A lo largo de la novela, Ana Magdalena no superará la grosería de que su primer amante le dejara un billete de veinte dólares, es decir, que la tratara como a una trabajadora sexual:
“Aunque no fuera consciente de las razones de su cambio, algo tenía que ver con ellas el billete de veinte dólares que llevaba en la página dieciséis de su libro. Lo había padecido con un sentimiento de humillación insoportable y sin un instante de sosiego. Había llorado de rabia por la frustración de no saber quién era el hombre a quien tendría que matar por haber envilecido el recuerdo de una aventura feliz”.
Porque los amores de Ana Magdalena en la isla donde está enterrada su madre, además de fortuitos, son anónimos. Ella nunca pretende conocer los nombres de sus amantes ni tiene planeado seguir en contacto con ellos después de la visita. Su matrimonio es feliz y anómalamente erótico después de veintisiete años y dos hijos. Su hijo mayor realiza estudios en el extranjero y es exitoso, como el padre, y su hija, después de una aventura con un trompetista que recuerda a la canción Ligia Elena de Rubén Blades, tiene en mente enclaustrarse en un convento, cosa que su madre no ve con buenos ojos, pero nada puede hacer para que desista.

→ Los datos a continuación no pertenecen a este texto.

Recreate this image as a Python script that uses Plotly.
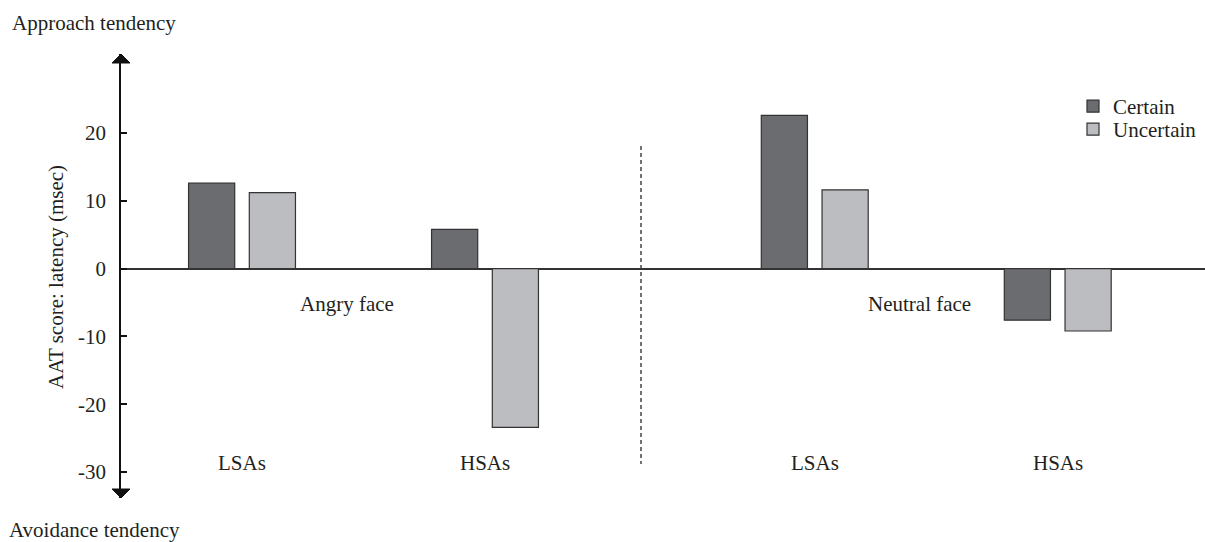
import plotly.graph_objects as go

# ---- data ----
faces = ["Angry face", "Neutral face"]
groups = ["LSAs", "HSAs"]
certain = [12.6, 5.8, 22.6, -7.6]      # Angry LSAs, Angry HSAs, Neutral LSAs, Neutral HSAs
uncertain = [11.2, -23.4, 11.6, -9.2]
series_names = ["Certain", "Uncertain"]
y_ticks = [-30, -20, -10, 0, 10, 20]
y_tick_text = ["-30", "-20", "-10", "0", "10", "20"]

# ---- layout helpers ----
FONT = "Liberation Serif"
TXT = "#231f20"
face_step = 2.357          # distance between the two face blocks (in group units)
divider_x = 1.642
W, H = 1205, 542
ML, MR, MT, MB = 121, 0, 54, 44
PW, PH = W - ML - MR, H - MT - MB


def px_x(px):
    return (px - ML) / PW


def px_y(py):
    return (H - MB - py) / PH


xpos = [fi * face_step + gi for fi in range(len(faces)) for gi in range(len(groups))]

fig = go.Figure()
fig.add_bar(x=xpos, y=certain, name=series_names[0], legend="legend",
            marker=dict(color="#6b6c70", line=dict(color="#333333", width=1.2)))
fig.add_bar(x=xpos, y=uncertain, name=series_names[1], legend="legend2",
            marker=dict(color="#bcbdc0", line=dict(color="#333333", width=1.2)))

# group labels (LSAs/HSAs) and face labels
for i, x in enumerate(xpos):
    fig.add_annotation(x=x, y=-28.7, xref="x", yref="y", text=groups[i % 2],
                       showarrow=False, font=dict(family=FONT, size=21, color=TXT))
for fi, f in enumerate(faces):
    fig.add_annotation(x=fi * face_step + 0.43, y=-5.2, xref="x", yref="y", text=f,
                       showarrow=False, font=dict(family=FONT, size=21, color=TXT))

# axis end labels and y title
fig.add_annotation(x=px_x(10), y=px_y(23), xref="paper", yref="paper",
                   text="Approach tendency", showarrow=False, xanchor="left", yanchor="middle",
                   font=dict(family=FONT, size=21, color=TXT))
fig.add_annotation(x=px_x(7), y=px_y(530), xref="paper", yref="paper",
                   text="Avoidance tendency", showarrow=False, xanchor="left", yanchor="middle",
                   font=dict(family=FONT, size=21, color=TXT))
fig.add_annotation(x=px_x(56), y=px_y(277), xref="paper", yref="paper",
                   text="AAT score: latency (msec)", showarrow=False, textangle=-90,
                   xanchor="center", yanchor="middle",
                   font=dict(family=FONT, size=21, color=TXT))

# arrowheads on the y axis
hw, hh = 9 / PW, 9 / PH
fig.add_shape(type="path", xref="paper", yref="paper",
              path=f"M 0,1 L {hw},{1-hh} L {-hw},{1-hh} Z",
              fillcolor="#111111", line=dict(color="#111111", width=1))
fig.add_shape(type="path", xref="paper", yref="paper",
              path=f"M 0,0 L {hw},{hh} L {-hw},{hh} Z",
              fillcolor="#111111", line=dict(color="#111111", width=1))

# dashed divider
fig.add_shape(type="line", xref="x", yref="y", x0=divider_x, x1=divider_x, y0=18.1, y1=-28.8,
              line=dict(color="#444444", width=1.5, dash="4px,3px"))

legend_common = dict(xanchor="left", yanchor="top", bgcolor="rgba(0,0,0,0)",
                     font=dict(family=FONT, size=21, color=TXT), itemwidth=30)
fig.update_layout(
    width=W, height=H,
    margin=dict(l=ML, r=MR, t=MT, b=MB),
    paper_bgcolor="white", plot_bgcolor="white",
    barmode="group", bargap=0.5, bargroupgap=0.24,
    font=dict(family=FONT, size=21, color=TXT),
    showlegend=True,
    legend=dict(x=px_x(1073), y=px_y(86), **legend_common),
    legend2=dict(x=px_x(1073), y=px_y(109), **legend_common),
)
fig.update_xaxes(visible=False, range=[-0.498, 3.963])
fig.update_yaxes(range=[-33.83, 31.65], tickvals=y_ticks, ticktext=y_tick_text,
                 ticks="inside", ticklen=6,
                 tickwidth=1.5, tickcolor="#111111", showline=True, linecolor="#111111",
                 linewidth=1.5, showgrid=False, zeroline=True, zerolinecolor="#333333",
                 zerolinewidth=1.5, ticklabelstandoff=9,
                 tickfont=dict(family=FONT, size=21, color=TXT))

fig.write_html("out.html", config={"displayModeBar": False},
               post_script="document.body.style.margin='0';document.body.style.overflow='hidden';")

García Márquez se vale del paralelismo entre las tres mujeres del relato (el fantasma de la madre, María Magdalena y su hija) para estructurar una fina crítica a la modernidad. Los cambios del paso del tiempo orillan a la protagonista a sentirse siempre incómoda en los hoteles donde pernocta: “Entró en el cuarto, se quitó los zapatos, se tiró boca arriba en la cama y encendió un cigarrillo. Las alarmas de incendio se disiparon. Casi al mismo tiempo llamaron a la puerta, y maldijo el hotel donde la ley perseguía a los huéspedes hasta la intimidad del retrete”. Ana Magdalena, con las nuevas leyes antitabaco, parece también hacer una crítica a la nueva moral de las instituciones, empresas y a la de su propia hija que está aferrada a hacerse monja: “una modernidad represiva que terminaba por ser de un moralismo medieval”.

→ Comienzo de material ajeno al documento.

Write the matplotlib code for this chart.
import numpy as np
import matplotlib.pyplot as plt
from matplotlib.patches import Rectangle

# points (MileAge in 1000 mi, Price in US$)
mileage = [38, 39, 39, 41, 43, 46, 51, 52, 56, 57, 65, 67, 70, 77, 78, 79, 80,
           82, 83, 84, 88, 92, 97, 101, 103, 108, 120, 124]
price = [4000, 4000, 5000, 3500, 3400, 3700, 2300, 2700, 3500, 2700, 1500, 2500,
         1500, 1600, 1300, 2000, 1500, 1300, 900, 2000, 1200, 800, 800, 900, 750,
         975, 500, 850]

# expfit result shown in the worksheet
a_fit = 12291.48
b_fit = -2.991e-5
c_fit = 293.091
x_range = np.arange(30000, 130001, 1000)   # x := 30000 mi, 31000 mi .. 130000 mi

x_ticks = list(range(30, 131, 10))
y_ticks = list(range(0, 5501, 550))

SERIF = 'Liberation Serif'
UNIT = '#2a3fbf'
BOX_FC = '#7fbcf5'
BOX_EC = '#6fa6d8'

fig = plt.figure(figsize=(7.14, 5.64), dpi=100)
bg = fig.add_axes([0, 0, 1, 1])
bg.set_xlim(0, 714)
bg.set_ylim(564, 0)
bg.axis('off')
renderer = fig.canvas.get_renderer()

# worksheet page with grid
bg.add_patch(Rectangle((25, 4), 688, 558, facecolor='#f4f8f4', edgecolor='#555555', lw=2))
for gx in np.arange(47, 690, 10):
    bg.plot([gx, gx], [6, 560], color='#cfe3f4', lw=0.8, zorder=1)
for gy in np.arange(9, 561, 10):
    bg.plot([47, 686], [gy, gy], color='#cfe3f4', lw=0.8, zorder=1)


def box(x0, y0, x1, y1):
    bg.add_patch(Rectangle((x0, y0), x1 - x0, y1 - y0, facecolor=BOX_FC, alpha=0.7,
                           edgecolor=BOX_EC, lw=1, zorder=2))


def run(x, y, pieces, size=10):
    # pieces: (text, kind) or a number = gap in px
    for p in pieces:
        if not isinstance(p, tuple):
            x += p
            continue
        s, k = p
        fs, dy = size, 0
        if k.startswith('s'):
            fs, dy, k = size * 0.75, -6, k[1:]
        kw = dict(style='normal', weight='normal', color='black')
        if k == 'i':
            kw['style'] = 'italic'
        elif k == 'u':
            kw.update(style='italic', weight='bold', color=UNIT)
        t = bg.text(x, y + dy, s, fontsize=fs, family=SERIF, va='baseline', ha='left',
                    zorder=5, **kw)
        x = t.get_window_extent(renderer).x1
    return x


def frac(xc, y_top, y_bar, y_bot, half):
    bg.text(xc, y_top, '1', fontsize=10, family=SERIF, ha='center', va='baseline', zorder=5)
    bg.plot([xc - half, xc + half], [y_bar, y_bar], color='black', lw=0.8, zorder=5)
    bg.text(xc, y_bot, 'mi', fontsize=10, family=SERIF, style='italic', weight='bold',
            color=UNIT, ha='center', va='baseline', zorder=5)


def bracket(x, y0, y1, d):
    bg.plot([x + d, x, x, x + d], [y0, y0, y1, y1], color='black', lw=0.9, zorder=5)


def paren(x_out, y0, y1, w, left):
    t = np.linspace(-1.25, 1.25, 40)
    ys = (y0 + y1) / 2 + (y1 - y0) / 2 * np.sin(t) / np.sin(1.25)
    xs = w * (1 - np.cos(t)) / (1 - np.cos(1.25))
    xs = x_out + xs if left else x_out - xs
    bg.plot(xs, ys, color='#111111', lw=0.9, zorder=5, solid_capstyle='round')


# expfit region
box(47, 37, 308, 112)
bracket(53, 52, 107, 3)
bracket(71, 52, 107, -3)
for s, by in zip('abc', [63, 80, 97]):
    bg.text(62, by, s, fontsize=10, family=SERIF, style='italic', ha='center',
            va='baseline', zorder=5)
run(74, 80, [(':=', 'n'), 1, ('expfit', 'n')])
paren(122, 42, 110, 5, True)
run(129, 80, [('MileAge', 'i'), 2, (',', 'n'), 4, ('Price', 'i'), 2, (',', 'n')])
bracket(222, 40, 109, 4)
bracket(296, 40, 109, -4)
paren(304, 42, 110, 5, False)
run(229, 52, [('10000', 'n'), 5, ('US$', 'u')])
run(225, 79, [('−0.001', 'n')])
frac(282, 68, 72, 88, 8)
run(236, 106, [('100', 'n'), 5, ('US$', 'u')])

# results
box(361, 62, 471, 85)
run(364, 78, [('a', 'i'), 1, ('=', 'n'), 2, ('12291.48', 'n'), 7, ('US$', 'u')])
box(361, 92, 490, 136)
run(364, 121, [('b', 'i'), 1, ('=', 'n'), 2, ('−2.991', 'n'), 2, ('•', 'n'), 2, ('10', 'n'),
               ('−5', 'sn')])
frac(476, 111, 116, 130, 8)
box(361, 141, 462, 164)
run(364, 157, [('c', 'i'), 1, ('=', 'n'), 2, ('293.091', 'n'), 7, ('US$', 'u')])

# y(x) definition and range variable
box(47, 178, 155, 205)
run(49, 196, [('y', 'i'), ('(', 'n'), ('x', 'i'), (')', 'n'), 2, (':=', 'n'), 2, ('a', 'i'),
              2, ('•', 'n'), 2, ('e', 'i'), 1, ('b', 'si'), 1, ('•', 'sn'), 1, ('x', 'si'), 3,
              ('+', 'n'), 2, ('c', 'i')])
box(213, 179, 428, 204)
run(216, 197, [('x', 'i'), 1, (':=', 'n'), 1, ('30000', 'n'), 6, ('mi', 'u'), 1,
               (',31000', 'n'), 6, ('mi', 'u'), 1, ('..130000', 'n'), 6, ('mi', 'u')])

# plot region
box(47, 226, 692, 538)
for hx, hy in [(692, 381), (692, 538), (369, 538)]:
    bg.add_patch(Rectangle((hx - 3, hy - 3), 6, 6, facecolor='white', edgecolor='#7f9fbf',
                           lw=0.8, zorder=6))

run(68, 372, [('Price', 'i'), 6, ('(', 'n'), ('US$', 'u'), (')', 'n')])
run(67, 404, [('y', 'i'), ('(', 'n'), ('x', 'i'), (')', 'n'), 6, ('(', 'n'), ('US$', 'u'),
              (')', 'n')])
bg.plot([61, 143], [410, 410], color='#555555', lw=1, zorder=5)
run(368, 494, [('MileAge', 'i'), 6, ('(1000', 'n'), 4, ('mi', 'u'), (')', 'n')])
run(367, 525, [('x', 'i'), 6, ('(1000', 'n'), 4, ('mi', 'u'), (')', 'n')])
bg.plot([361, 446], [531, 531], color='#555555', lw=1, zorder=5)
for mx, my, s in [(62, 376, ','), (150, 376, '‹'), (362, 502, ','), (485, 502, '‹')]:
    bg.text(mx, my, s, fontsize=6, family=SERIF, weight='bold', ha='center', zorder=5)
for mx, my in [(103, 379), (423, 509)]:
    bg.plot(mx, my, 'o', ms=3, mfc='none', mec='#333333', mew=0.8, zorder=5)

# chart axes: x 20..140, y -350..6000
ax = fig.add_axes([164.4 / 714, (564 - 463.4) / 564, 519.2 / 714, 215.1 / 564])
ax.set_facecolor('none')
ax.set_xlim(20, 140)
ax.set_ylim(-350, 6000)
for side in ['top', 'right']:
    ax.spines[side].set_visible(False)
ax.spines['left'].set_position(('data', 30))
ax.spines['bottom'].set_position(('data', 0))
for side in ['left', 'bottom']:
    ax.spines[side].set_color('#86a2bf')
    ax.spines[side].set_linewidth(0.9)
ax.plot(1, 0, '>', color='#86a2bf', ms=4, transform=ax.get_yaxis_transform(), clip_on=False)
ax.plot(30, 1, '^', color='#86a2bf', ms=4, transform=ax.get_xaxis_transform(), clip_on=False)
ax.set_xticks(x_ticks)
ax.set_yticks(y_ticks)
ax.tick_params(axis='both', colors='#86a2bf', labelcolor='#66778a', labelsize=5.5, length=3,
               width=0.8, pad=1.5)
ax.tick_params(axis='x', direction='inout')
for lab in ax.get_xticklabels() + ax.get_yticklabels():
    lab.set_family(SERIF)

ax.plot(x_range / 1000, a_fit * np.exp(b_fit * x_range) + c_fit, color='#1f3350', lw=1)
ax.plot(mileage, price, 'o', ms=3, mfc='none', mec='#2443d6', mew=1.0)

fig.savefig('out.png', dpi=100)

Sin embargo, ésta no es una novela satírica ni corrosiva, sino el retrato íntimo y entrecortado por los años de una mujer que busca revolucionar, no sus creencias, sino sus vivencias, sólo por el hecho de hacerlo. La prosa de García Márquez es tierna en los diálogos con sus sucesivos amantes y cada capítulo tiene un pequeño desenlace que le revela al lector la sorpresa de sus mejores cuentos:
“Nunca se preocupó por saber quién era él, ni lo pretendió, hasta unos tres años después de aquella noche brutal, cuando reconoció en la televisión su retrato hablado de vampiro triste solicitado por las policías del Caribe como estafador y proxeneta de viudas sin sosiego, y probable asesino de dos de ellas”.
Si el segundo amante era, quizá, un asesino serial, el tercero resultará ser Aquiles Coronado, un compadre de toda la vida que, como el necio Florentino Ariza de El amor en tiempo del cólera, llorará rogándole para llevársela a la cama aunque sea una vez. Ella lo rechaza. Pero la pluma de García Márquez no es nada benévola con la descripción de estos hombres patéticos: “Le quedaban ímpetus de gladiador, pero tenía la piel rocallosa, una papada renacentista y unas hebras de cabellos amarillentos erizados por la brisa del mar”.

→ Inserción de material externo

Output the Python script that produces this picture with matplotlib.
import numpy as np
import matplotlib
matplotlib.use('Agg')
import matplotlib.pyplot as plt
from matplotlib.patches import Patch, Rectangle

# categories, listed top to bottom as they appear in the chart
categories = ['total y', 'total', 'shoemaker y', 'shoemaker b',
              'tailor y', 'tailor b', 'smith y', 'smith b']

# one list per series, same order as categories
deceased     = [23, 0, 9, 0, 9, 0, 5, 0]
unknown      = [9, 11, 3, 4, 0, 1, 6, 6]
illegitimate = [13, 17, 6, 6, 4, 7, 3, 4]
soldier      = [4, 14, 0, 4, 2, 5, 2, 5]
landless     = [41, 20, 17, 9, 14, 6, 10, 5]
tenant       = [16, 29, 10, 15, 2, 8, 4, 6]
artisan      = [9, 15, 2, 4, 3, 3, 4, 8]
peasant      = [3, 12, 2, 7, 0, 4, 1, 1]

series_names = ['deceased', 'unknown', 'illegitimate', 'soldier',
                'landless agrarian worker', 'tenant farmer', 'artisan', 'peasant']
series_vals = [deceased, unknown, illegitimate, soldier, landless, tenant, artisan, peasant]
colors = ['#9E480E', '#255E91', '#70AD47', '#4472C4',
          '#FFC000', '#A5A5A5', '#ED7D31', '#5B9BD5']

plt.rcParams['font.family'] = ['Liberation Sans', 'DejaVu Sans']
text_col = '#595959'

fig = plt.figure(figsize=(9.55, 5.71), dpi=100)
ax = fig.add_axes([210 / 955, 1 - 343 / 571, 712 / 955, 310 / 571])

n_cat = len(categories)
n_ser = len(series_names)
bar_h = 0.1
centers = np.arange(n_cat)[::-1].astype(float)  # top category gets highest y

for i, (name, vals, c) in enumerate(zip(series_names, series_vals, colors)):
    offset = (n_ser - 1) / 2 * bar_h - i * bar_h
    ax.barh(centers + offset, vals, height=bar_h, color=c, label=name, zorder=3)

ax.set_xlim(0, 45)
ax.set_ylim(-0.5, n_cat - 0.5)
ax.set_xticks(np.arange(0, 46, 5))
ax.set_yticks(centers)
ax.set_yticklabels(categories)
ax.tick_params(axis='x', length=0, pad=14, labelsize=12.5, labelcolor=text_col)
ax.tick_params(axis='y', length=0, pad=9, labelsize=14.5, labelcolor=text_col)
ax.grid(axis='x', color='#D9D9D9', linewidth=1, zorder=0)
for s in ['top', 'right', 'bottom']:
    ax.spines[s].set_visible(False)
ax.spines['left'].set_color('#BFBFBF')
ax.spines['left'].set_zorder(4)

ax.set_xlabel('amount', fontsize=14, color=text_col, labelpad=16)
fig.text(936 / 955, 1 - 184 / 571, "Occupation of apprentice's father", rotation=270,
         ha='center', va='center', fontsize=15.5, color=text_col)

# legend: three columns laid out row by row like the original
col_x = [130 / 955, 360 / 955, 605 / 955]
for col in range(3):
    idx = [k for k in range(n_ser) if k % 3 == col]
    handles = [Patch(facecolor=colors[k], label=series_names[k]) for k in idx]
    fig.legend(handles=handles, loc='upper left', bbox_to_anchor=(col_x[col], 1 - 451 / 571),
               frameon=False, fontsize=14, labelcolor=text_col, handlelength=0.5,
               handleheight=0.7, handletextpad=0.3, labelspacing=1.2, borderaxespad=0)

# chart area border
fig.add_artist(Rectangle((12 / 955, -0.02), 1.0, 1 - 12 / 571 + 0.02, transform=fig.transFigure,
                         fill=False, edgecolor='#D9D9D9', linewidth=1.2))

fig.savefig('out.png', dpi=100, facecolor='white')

El tercer amante es joven y ella le adivina la edad musicalmente: “calculó que él no pasaba de los treinta años, porque apenas si daba pie con el bolero”. Me parece que la “imperfección” que encontraba Gabriel García Márquez en esta novela recae en que él quería construir una gran novela sobre su más grande pasión en la vida: la música. Y pese a tratarse de un excelente relato, intrigante, rítmico, bellamente escrito, chistoso y a la par desolador, quizás no sintió que estuviera a la altura de su arte predilecto. No obstante, En agosto nos vemos es una novela bailadora, cadenciosa, melódica, que se goza a nivel lenguaje y que llega a profundas conclusiones: “era absurdo esperar un año entero para someter el resto de su vida al azar de una noche”.
Si bien espero que no aparezcan en los próximo años nuevos inéditos de García Márquez (y mucho menos de plumas ajenas) afincados en Macondo, considero que En agosto nos vemos sí supera la calidad artística que, de acuerdo a mi segunda sentencia, puede eximir la culpa lucrativa de sus herederos para regalarnos un nuevo relato del Premio Nobel colombiano, el cual, pese a sus pequeñas deficiencias, su inconclusión, y las arengas paratextuales, creo que es, tal como está, mejor novela que muchas novelas soporíferas modernas que el mercado editorial disfraza de obras maestras.